Freeland Flubs Response To Poilievre Documentary Yet Again

A pattern is emerging.

When Conservative Leader Pierre Poilievre released his first 15 minute long documentary – Housing Hell – the Liberals scrambled for a response.

They didn’t find a good one.

Deputy prime minister and finance minister Chrystia Freeland tried Tweeting out a link to some worthless Liberal housing promises, and said it was a “real plan” on housing.

Unfortunately for her, she had quote Tweeted Poilievre’s Housing Hell documentary, which made her Tweet look like and endorsement of his plan. The Tweet was deleted of course, but not before it was subject to widespread ridicule.

In response to Poilievre’s latest documentary – ‘Debtonation’ Part 1 – Freeland responded yet again. And yet again, she flubbed it.

While the flub wasn’t quite as embarrassing this time, it was nonetheless a hilariously bad response:

First, Canada’s debt position is far worse than Freeland claims. The Liberals love to talk about “net debt,” because this allows them to use the financial assets of the CPP and QPP to make our debt position look better, even though those assets couldn’t be used by the government to pay off debt.
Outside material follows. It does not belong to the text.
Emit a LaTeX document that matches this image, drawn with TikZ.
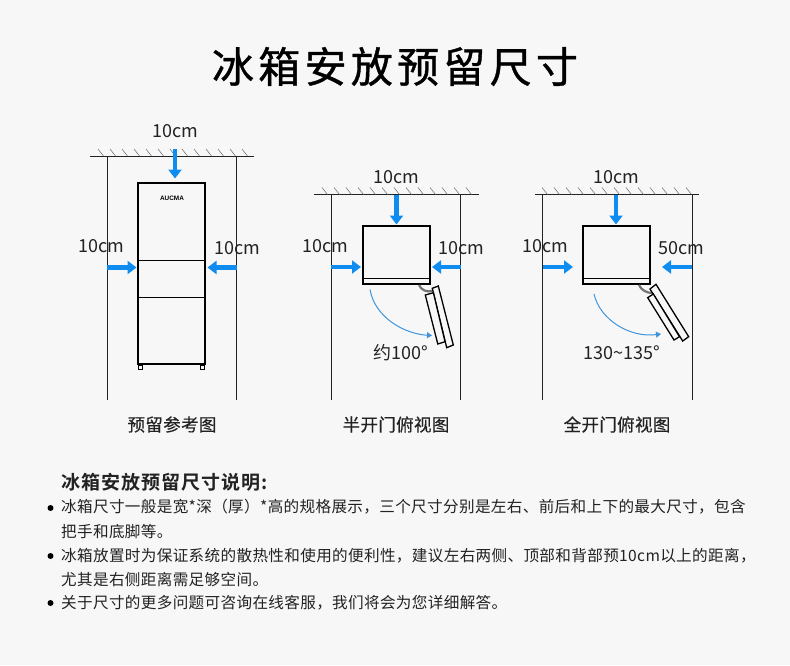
\documentclass[tikz,border=0pt]{standalone}
\usepackage{fontspec}
\usetikzlibrary{arrows.meta}
\setmainfont{Noto Sans CJK SC}
\newfontfamily\ttlfont[FakeBold=0.9,LetterSpace=10.2]{Noto Sans CJK SC}
\newfontfamily\capfont[FakeBold=0.4,LetterSpace=2]{Noto Sans CJK SC}
\newfontfamily\hdfont[LetterSpace=5.5]{Noto Sans CJK SC Bold}
\newfontfamily\bodyfont[LetterSpace=2.2]{Noto Sans CJK SC}
\newfontfamily\logofont{Liberation Sans}
\definecolor{bg}{HTML}{F7F7F7}
\definecolor{ink}{HTML}{222222}
\definecolor{arrowblue}{HTML}{0F8CF0}
\definecolor{arcblue}{HTML}{3E95DC}
\tikzset{
  wall/.style={draw=ink,line width=.9pt},
  hatch/.style={draw=ink!70,line width=.5pt},
  box/.style={draw=black,line width=2pt,fill=bg},
  thinline/.style={draw=black,line width=1pt},
  blue/.style={draw=arrowblue,line width=4.6pt,-{Triangle[width=13pt,length=9pt]}},
  swing/.style={draw=arcblue,line width=1pt,-{Triangle[width=6pt,length=5pt]}},
  door/.style={draw=black,line width=1.3pt,fill=bg},
  hinge/.style={draw=black!55,line width=2.2pt},
  dim/.style={text=ink,font=\fontsize{18}{18}\selectfont,inner sep=0pt},
  capt/.style={text=ink,font=\capfont\fontsize{17.5}{18}\selectfont,inner sep=0pt},
  body/.style={text=ink,font=\bodyfont\fontsize{15.6}{16}\selectfont,inner sep=0pt,anchor=west},
  bullet/.style={circle,fill=black,inner sep=0pt,minimum size=6pt},
}
\begin{document}
\begin{tikzpicture}[x=1pt,y=-1pt]
\useasboundingbox (0,0) rectangle (790,665);
\fill[bg] (0,0) rectangle (790,665);
\node[text=black,inner sep=0pt,font=\ttlfont\fontsize{42}{44}\selectfont] (title) at (395,66.5) {冰箱安放预留尺寸};

% --- left panel
\coordinate (lwa) at (90,156); \coordinate (lwb) at (254,156);
\coordinate (lva) at (107.5,156); \coordinate (lvb) at (107.5,400);
\coordinate (lvc) at (236.5,156); \coordinate (lvd) at (236.5,400);
\draw[wall] (lwa) -- (lwb);
\draw[wall] (lva) -- (lvb);
\draw[wall] (lvc) -- (lvd);
\foreach \i in {0,...,12} \draw[hatch] (98+12*\i,149) -- (103.5+12*\i,156);
\node[box,minimum width=67pt,minimum height=181pt,inner sep=0pt] (fridge) at (171.5,273.5) {};
\draw[thinline] (138,260.5) -- (205,260.5);
\draw[thinline] (138,297.5) -- (205,297.5);
\draw[black,line width=.8pt,fill=bg] (138.5,365) rectangle (142.7,369);
\draw[black,line width=.8pt,fill=bg] (200.5,365) rectangle (204.7,369);
\node[inner sep=0pt,font=\logofont\bfseries\fontsize{6.4}{7}\selectfont] (logo) at (172,198.7) {AUCMA};
\coordinate (lt) at (175,149); \coordinate (lte) at (175,178.5);
\coordinate (ll) at (107,267.5); \coordinate (lle) at (136.5,267.5);
\coordinate (lr) at (236.5,267.5); \coordinate (lre) at (207.5,267.5);
\draw[blue] (lt) -- (lte);
\draw[blue] (ll) -- (lle);
\draw[blue] (lr) -- (lre);
\node[dim] (d1) at (175.5,131) {10cm};
\node[dim] (d2) at (101.5,246) {10cm};
\node[dim] (d3) at (237.5,248) {10cm};
\node[capt] (c1) at (172,424.5) {预留参考图};

% --- middle panel
\coordinate (mwa) at (314,194.5); \coordinate (mwb) at (479,194.5);
\coordinate (mva) at (331.5,194.5); \coordinate (mvb) at (331.5,400);
\coordinate (mvc) at (460.5,194.5); \coordinate (mvd) at (460.5,400);
\draw[wall] (mwa) -- (mwb);
\draw[wall] (mva) -- (mvb);
\draw[wall] (mvc) -- (mvd);
\foreach \i in {0,...,12} \draw[hatch] (322+12*\i,187.5) -- (327.5+12*\i,194.5);
\node[box,minimum width=67pt,minimum height=58pt,inner sep=0pt] (mbox) at (396.5,255) {};
\draw[thinline] (363,278) -- (430,278);
\draw[hinge] (419,285) .. controls (421,290) and (427,292.5) .. (432,291);
\draw[door] (432.3,288.3) -- (438.3,286) -- (453.3,345) -- (446.7,347.7) -- cycle;
\draw[door] (425.3,295) -- (433.4,292.7) -- (445,341.7) -- (437.8,344) -- cycle;
\coordinate (mt) at (396.5,194.5); \coordinate (mte) at (396.5,224.5);
\coordinate (ml) at (331,267); \coordinate (mle) at (361,267);
\coordinate (mr) at (460.5,267); \coordinate (mre) at (432,267);
\draw[blue] (mt) -- (mte);
\draw[blue] (ml) -- (mle);
\draw[blue] (mr) -- (mre);
\coordinate (ms) at (370,289.5); \coordinate (mse) at (432,335.5);
\draw[swing] (ms) .. controls (375,318) and (405,334) .. (mse);
\node[dim] (d4) at (396.5,177) {10cm};
\node[dim] (d5) at (325.5,246) {10cm};
\node[dim] (d6) at (461.5,248) {10cm};
\node[dim] (a1) at (400.5,353) {约100°};
\node[capt] (c2) at (396,424.5) {半开门俯视图};

% --- right panel
\coordinate (rwa) at (535,194.5); \coordinate (rwb) at (699,194.5);
\coordinate (rva) at (542.5,194.5); \coordinate (rvb) at (542.5,400);
\coordinate (rvc) at (692,194.5); \coordinate (rvd) at (692,400);
\draw[wall] (rwa) -- (rwb);
\draw[wall] (rva) -- (rvb);
\draw[wall] (rvc) -- (rvd);
\foreach \i in {0,...,12} \draw[hatch] (542+12*\i,187.5) -- (547.5+12*\i,194.5);
\node[box,minimum width=67pt,minimum height=58pt,inner sep=0pt] (rbox) at (616.5,255) {};
\draw[thinline] (583,278) -- (650,278);
\draw[hinge] (639,285) .. controls (641,290) and (647,293) .. (652,293);
\draw[door] (650,289) -- (656,284.3) -- (688.7,336.7) -- (682.7,341) -- cycle;
\draw[door] (647.7,297.7) -- (653.3,294) -- (679.5,336.7) -- (674,340) -- cycle;
\coordinate (rt) at (616,194.5); \coordinate (rte) at (616,224.5);
\coordinate (rl) at (542.5,267); \coordinate (rle) at (573,267);
\coordinate (rr) at (692,267); \coordinate (rre) at (662,267);
\draw[blue] (rt) -- (rte);
\draw[blue] (rl) -- (rle);
\draw[blue] (rr) -- (rre);
\coordinate (rs) at (594,294); \coordinate (rse) at (661,334);
\draw[swing] (rs) .. controls (600,320) and (630,338) .. (rse);
\node[dim] (d7) at (616.5,177) {10cm};
\node[dim] (d8) at (545.5,246) {10cm};
\node[dim] (d9) at (681.5,248) {50cm};
\node[dim] (a2) at (622,353) {130\textasciitilde135°};
\node[capt] (c3) at (617,424.5) {全开门俯视图};

% --- notes
\node[inner sep=0pt,anchor=west,text=ink,font=\hdfont\fontsize{19}{19}\selectfont] (h) at (61,482) {冰箱安放预留尺寸说明:};
\node[bullet] (b1) at (50.5,508) {};
\node[bullet] (b2) at (50.5,556) {};
\node[bullet] (b3) at (50.5,603) {};
\node[body] (t1) at (61,507) {冰箱尺寸一般是宽*深（厚）*高的规格展示，三个尺寸分别是左右、前后和上下的最大尺寸，包含};
\node[body] (t2) at (61,531.5) {把手和底脚等。};
\node[body] (t3) at (61,555.5) {冰箱放置时为保证系统的散热性和使用的便利性，建议左右两侧、顶部和背部预10cm以上的距离，};
\node[body] (t4) at (61,580) {尤其是右侧距离需足够空间。};
\node[body] (t5) at (61,603) {关于尺寸的更多问题可咨询在线客服，我们将会为您详细解答。};
\end{tikzpicture}
\end{document}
The Fraser Institute explained this well, noting Canada’s gross debt is significantly worse than many of our peers:

“So, a better measure of Canada’s comparative indebtedness is to compare “gross general government debt” to GDP. Gross debt, according to the IMF, includes “all liabilities that require future payment of interest and/or principal by the debtor to the creditor” while general government includes all levels of government.

Using this measure, Canada falls from 11th among 29 OECD countries when net debt is measured to 20th. Our nine-position decline in the ranking is the second-largest change of any country (behind only Finland, which falls 16 places). Even worse, our gross debt is equal to 111 per cent of our GDP, which isn’t good by anyone’s standards.”

Freeland’s sneaky dismissal of Canada’s debt problem isn’t even the biggest error in her response.

By focusing on the government, she ignores the debt crisis facing individual Canadians.

Canadians have the highest household debt burden in the G7. Debt servicing costs recently hit a record, and are still going up.

The more the Liberals take from Canadians through higher taxes, and the more their inflationary policies rob Canadians of our purchasing power, the more people have fallen further into debt in an attempt to maintain their standard of living.

And with our per capita GDP rapidly falling, Canadians are becoming poorer in real terms, which further adds to the burden of debt.

This is where Freeland’s real error is: Being completely tone-deaf, posting a meaningless chart in response to an in-depth 15-minute-long video about Canada’s growing debt crisis.

The Liberals simply have no answers for Canadians as more and more of the populace wakes up to how the Liberal government has deliberately sought to ruin our economy.